E così, sottoposti al questionario promosso da Anaao Assomed, solo il 53% dei medici di strutture ospedaliere, dalla Lombardia alla Sicilia, hanno risposto che si vedono ancora a lavorare in ospedale pubblico, nei prossimi 2 anni.

E’ evidente la grave sofferenza non solo dei professionisti ma di tutto il sistema sanitario, nel complesso.

I carichi di lavoro con la pandemia da covid-19 hanno minato lo spirito di sopravvivenza.
E così se solo  il 54,3% dei medici ospedalieri, pensa di lavorare ancora in un ospedale pubblico nei prossimi due anni, il 75%  ritiene che il proprio lavoro non sia stato abbastanza valorizzato durante la pandemia.

Il fenomeno però non è tutto italiano, perché lo stesso è già stato registrato in Inghilterra e in Svezia, e poi ancora in Germania.
Le ragioni sono le medesime e si riassumono in un comprensivo senso di sopravvivenza, considerata la causa che risiede nella carena numerica di soggetti operanti, nella confusione sui numeri delle assunzioni e sul rischio del lavoro posto in essere, con in aggiunta la cattiva organizzazione e una retribuzione decisamente non adeguata.

Medici e dirigenti, hanno dichiarato di sentirsi schiacciati da una macchina che esige troppo e che non ascolta la loro voce.
Si sentono svalutato. frustrati da un’organizzazione del lavoro che non sembra avere come priorità i bisogni e le necessità dei soggetti, sia nel ruolo personale che professionale.

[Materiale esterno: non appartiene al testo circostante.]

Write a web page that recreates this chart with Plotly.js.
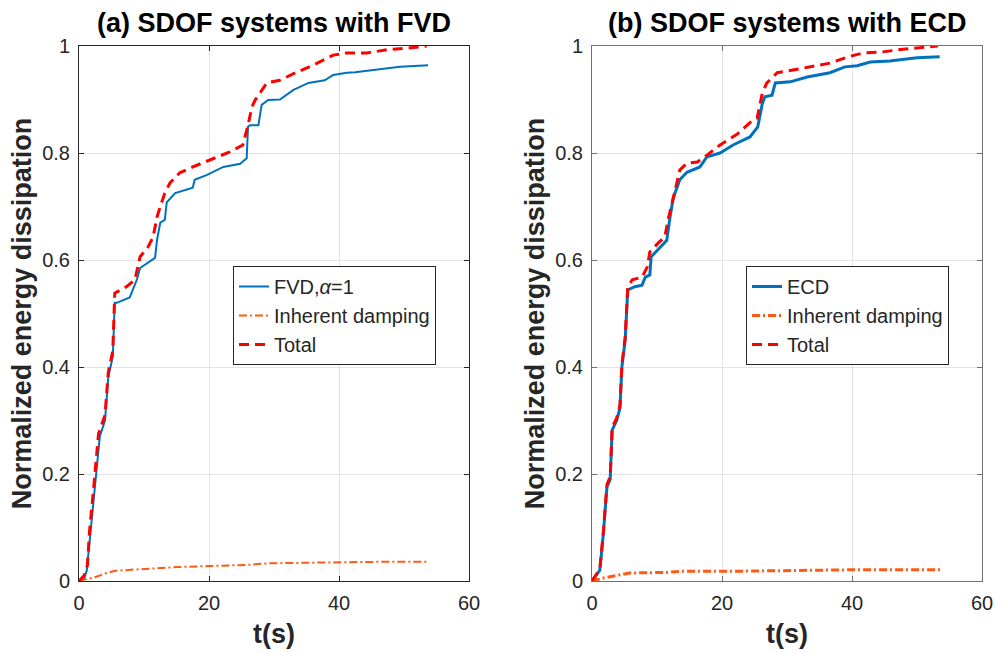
<!DOCTYPE html>
<html>
<head>
<meta charset="utf-8">
<script src="https://cdn.plot.ly/plotly-3.0.1.min.js"></script>
<style>html,body{margin:0;padding:0;background:#fff;}#chart{width:995px;height:653px;}</style>
</head>
<body>
<div id="chart"></div>
<script>
// ---- Data ----
// (a) SDOF systems with FVD
const tFvdA   = [0, 0.8, 1.2, 1.7, 2.5, 3.2, 4.0, 4.5, 5.2, 5.5, 5.8, 7.8, 8.9, 9.4, 11.7, 12, 12.5, 13.2, 13.5, 14.8, 17.5, 17.8, 19.7, 22.2, 24.8, 25.8, 26.0, 26.3, 27.6, 28.1, 29.1, 30.9, 33, 35.3, 37.8, 39.1, 41.2, 42.5, 45.3, 49.4, 53.7];
const yFvdA   = [0, 0.005, 0.02, 0.082, 0.176, 0.27, 0.30, 0.38, 0.42, 0.52, 0.52, 0.53, 0.563, 0.585, 0.604, 0.637, 0.67, 0.675, 0.708, 0.725, 0.735, 0.75, 0.759, 0.774, 0.78, 0.79, 0.849, 0.852, 0.852, 0.89, 0.899, 0.9, 0.918, 0.931, 0.936, 0.946, 0.95, 0.951, 0.955, 0.961, 0.964];
const tInhA   = [0, 1, 2.7, 4, 5.5, 8, 11.4, 15, 20, 25.8, 28.9, 33, 40.2, 47, 53.7];
const yInhA   = [0, 0.003, 0.008, 0.014, 0.019, 0.021, 0.024, 0.026, 0.028, 0.030, 0.033, 0.034, 0.035, 0.036, 0.036];
const tTotA   = [0, 0.8, 1.3, 1.6, 2.3, 3.0, 4.0, 4.5, 5.2, 5.5, 7.3, 8.6, 9.4, 10.6, 11.4, 12, 12.5, 13.2, 14, 15.5, 17.5, 20.6, 23.2, 25.2, 26.0, 26.6, 27.1, 28.9, 30.9, 33.5, 36, 39.1, 41.2, 44.3, 47.4, 50.5, 53.5];
const yTotA   = [0, 0.01, 0.03, 0.09, 0.18, 0.275, 0.31, 0.39, 0.43, 0.538, 0.55, 0.563, 0.606, 0.624, 0.643, 0.68, 0.70, 0.725, 0.744, 0.763, 0.774, 0.79, 0.802, 0.815, 0.852, 0.886, 0.899, 0.931, 0.936, 0.951, 0.964, 0.983, 0.987, 0.987, 0.993, 0.996, 1.0];

// (b) SDOF systems with ECD
const tEcdB   = [0, 1.2, 1.7, 2.3, 2.8, 3.1, 3.8, 4.3, 4.6, 5.1, 5.5, 6.6, 7.7, 8.2, 8.9, 9.1, 10.5, 11.5, 12, 12.5, 13.5, 14.6, 16.6, 17.7, 19.7, 21.7, 24.3, 25.5, 26.2, 26.6, 27.7, 28.2, 30.5, 33.1, 36.6, 38.9, 40.8, 42.8, 45.8, 50, 53.5];
const yEcdB   = [0, 0.02, 0.082, 0.176, 0.19, 0.282, 0.30, 0.323, 0.40, 0.45, 0.544, 0.55, 0.553, 0.568, 0.572, 0.606, 0.624, 0.637, 0.68, 0.716, 0.75, 0.764, 0.774, 0.793, 0.80, 0.815, 0.83, 0.849, 0.892, 0.905, 0.908, 0.931, 0.933, 0.942, 0.95, 0.961, 0.963, 0.97, 0.972, 0.978, 0.98];
const tInhB   = [0, 1.5, 3.2, 5.8, 11.5, 13.5, 20.2, 28.9, 40.2, 53.8];
const yInhB   = [0, 0.005, 0.009, 0.015, 0.016, 0.018, 0.018, 0.019, 0.021, 0.021];
const tTotB   = [0, 1.2, 1.7, 2.3, 2.8, 3.1, 3.8, 4.3, 4.6, 5.1, 5.5, 6.2, 7.7, 8.5, 8.9, 10.2, 11.2, 11.7, 12.8, 13.5, 14.6, 16.2, 17.7, 19.7, 22.3, 24.8, 25.4, 26.2, 26.9, 28.5, 30.9, 33.5, 36.6, 39.2, 41.7, 44.8, 47.8, 51.5, 53.2];
const yTotB   = [0, 0.022, 0.085, 0.18, 0.195, 0.287, 0.305, 0.328, 0.405, 0.455, 0.55, 0.563, 0.568, 0.587, 0.615, 0.632, 0.643, 0.675, 0.731, 0.768, 0.781, 0.783, 0.796, 0.815, 0.835, 0.862, 0.865, 0.912, 0.931, 0.95, 0.955, 0.961, 0.968, 0.979, 0.987, 0.989, 0.994, 0.998, 1.0];

const namesA = ['FVD,<i>α</i>=1', 'Inherent damping', 'Total'];
const namesB = ['ECD', 'Inherent damping', 'Total'];
const titles = ['(a) SDOF systems with FVD', '(b) SDOF systems with ECD'];
const xTicks = [0, 20, 40, 60];
const yTicks = [0, 0.2, 0.4, 0.6, 0.8, 1];

// ---- Styles ----
const BLUE = '#0072BD', ORANGE = '#FF5A14', RED = '#FF0000';
const FONT = 'Liberation Sans, Arial, Helvetica, sans-serif';

const traces = [
  {x: tFvdA, y: yFvdA, name: namesA[0], xaxis: 'x', yaxis: 'y', legend: 'legend', mode: 'lines', line: {color: BLUE, width: 2}},
  {x: tInhA, y: yInhA, name: namesA[1], xaxis: 'x', yaxis: 'y', legend: 'legend', mode: 'lines', line: {color: ORANGE, width: 2, dash: '8px,3px,2px,3px'}},
  {x: tTotA, y: yTotA, name: namesA[2], xaxis: 'x', yaxis: 'y', legend: 'legend', mode: 'lines', line: {color: RED, width: 3, dash: '10px,6px'}},
  {x: tEcdB, y: yEcdB, name: namesB[0], xaxis: 'x2', yaxis: 'y2', legend: 'legend2', mode: 'lines', line: {color: BLUE, width: 3}},
  {x: tInhB, y: yInhB, name: namesB[1], xaxis: 'x2', yaxis: 'y2', legend: 'legend2', mode: 'lines', line: {color: ORANGE, width: 3, dash: '8px,3px,2px,3px'}},
  {x: tTotB, y: yTotB, name: namesB[2], xaxis: 'x2', yaxis: 'y2', legend: 'legend2', mode: 'lines', line: {color: RED, width: 3, dash: '10px,6px'}}
];

function xAx(domain, anchor, lc) {
  return {
    domain: domain, anchor: anchor, range: [0, 60], tickvals: xTicks,
    showline: true, linecolor: lc, linewidth: 1, mirror: 'allticks',
    ticks: 'inside', ticklen: 5, tickcolor: lc,
    showgrid: true, gridcolor: '#e3e3e3', gridwidth: 1, zeroline: false,
    tickfont: {family: FONT, size: 20, color: '#262626'}, ticklabelstandoff: 4,
    title: {text: '<b>t(s)</b>', font: {family: FONT, size: 27, color: '#262626'}, standoff: 11}
  };
}
function yAx(domain, anchor, lc) {
  return {
    domain: domain, anchor: anchor, range: [0, 1], tickvals: yTicks,
    showline: true, linecolor: lc, linewidth: 1, mirror: 'allticks',
    ticks: 'inside', ticklen: 5, tickcolor: lc,
    showgrid: true, gridcolor: '#e3e3e3', gridwidth: 1, zeroline: false,
    tickfont: {family: FONT, size: 20, color: '#262626'}, ticklabelstandoff: 4,
    title: {text: '<b>Normalized energy dissipation</b>', font: {family: FONT, size: 27, color: '#262626'}, standoff: 2}
  };
}

const yDom = [1 - 581/653, 1 - 46/653];
const legendStyle = (x) => ({
  x: x, y: 1 - 266/653, xanchor: 'left', yanchor: 'top', xref: 'paper', yref: 'paper',
  bgcolor: '#ffffff', bordercolor: '#262626', borderwidth: 1,
  font: {family: FONT, size: 20, color: '#262626'}, tracegroupgap: 0, itemwidth: 30
});

const layout = {
  width: 995, height: 653,
  margin: {l: 0, r: 0, t: 0, b: 0},
  paper_bgcolor: '#ffffff', plot_bgcolor: '#ffffff',
  showlegend: true,
  xaxis: xAx([79/995, 469/995], 'y', '#262626'),
  yaxis: yAx(yDom, 'x', '#262626'),
  xaxis2: xAx([592/995, 982/995], 'y2', '#707070'),
  yaxis2: yAx(yDom, 'x2', '#707070'),
  legend: legendStyle(233/995),
  legend2: legendStyle(746/995),
  annotations: [
    {text: '<b>' + titles[0] + '</b>', x: 274/995, y: 1 - 23/653, xref: 'paper', yref: 'paper', xanchor: 'center', yanchor: 'middle', showarrow: false, font: {family: FONT, size: 27, color: '#000000'}},
    {text: '<b>' + titles[1] + '</b>', x: 787/995, y: 1 - 23/653, xref: 'paper', yref: 'paper', xanchor: 'center', yanchor: 'middle', showarrow: false, font: {family: FONT, size: 27, color: '#000000'}}
  ]
};

Plotly.newPlot('chart', traces, layout, {staticPlot: true, displayModeBar: false});
</script>
</body>
</html>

Se si guardano solo bilanci e indicatori numerici, se si riducono le risorse disponibili, si smarriscono anche mordente e resistenza, soprattutto in un periodo in cui non ci si possono permettere errori o mancanze.

L’emergenza da Covid-19, sottolinea l’Anaao, “ha messo dolorosamente a nudo questa fragilità e il quadro che emerge lascia presagire un avvenire difficile per la sanità pubblica italiana, il cui declino potrebbe arrivare entro pochi anni se le scenario prospettato dagli stessi medici ospedalieri dovesse realizzarsi. Per evitare il disastro serve un cambiamento radicale rispetto alle politiche del passato, cominciando a rinunciare all’illusione di potere governare un sistema complesso esclusivamente attraverso un illusorio controllo dei conti. Occorre certamente aumentare le risorse e le retribuzioni ma, fattore altrettanto importante, secondo il nostro campione, anche coinvolgere i professionisti nei processi decisionali che governano la macchina ospedaliera”.

La categoria più in difficoltà resta quella delle donne.
Il 75% delle donne si dichiara insoddisfatta, incapaci ormai di conciliare vita privata e lavoro.
Il 20% si è dichiarato “molto insoddisfatto”.

Il sindacato pertanto conclude che la politica dovrebbe valorizzare le spinte positive e il grande capitale di qualità umane e professionali.

La risposta alle sfide – come quella che si è avuta nel 2020 con la pandemia da covid-19 – dipenderà in futuro anche da come si tratteranno i medici ospedalieri, i dirigenti sanitari durante questa emergenza ma anche al termine della stessa.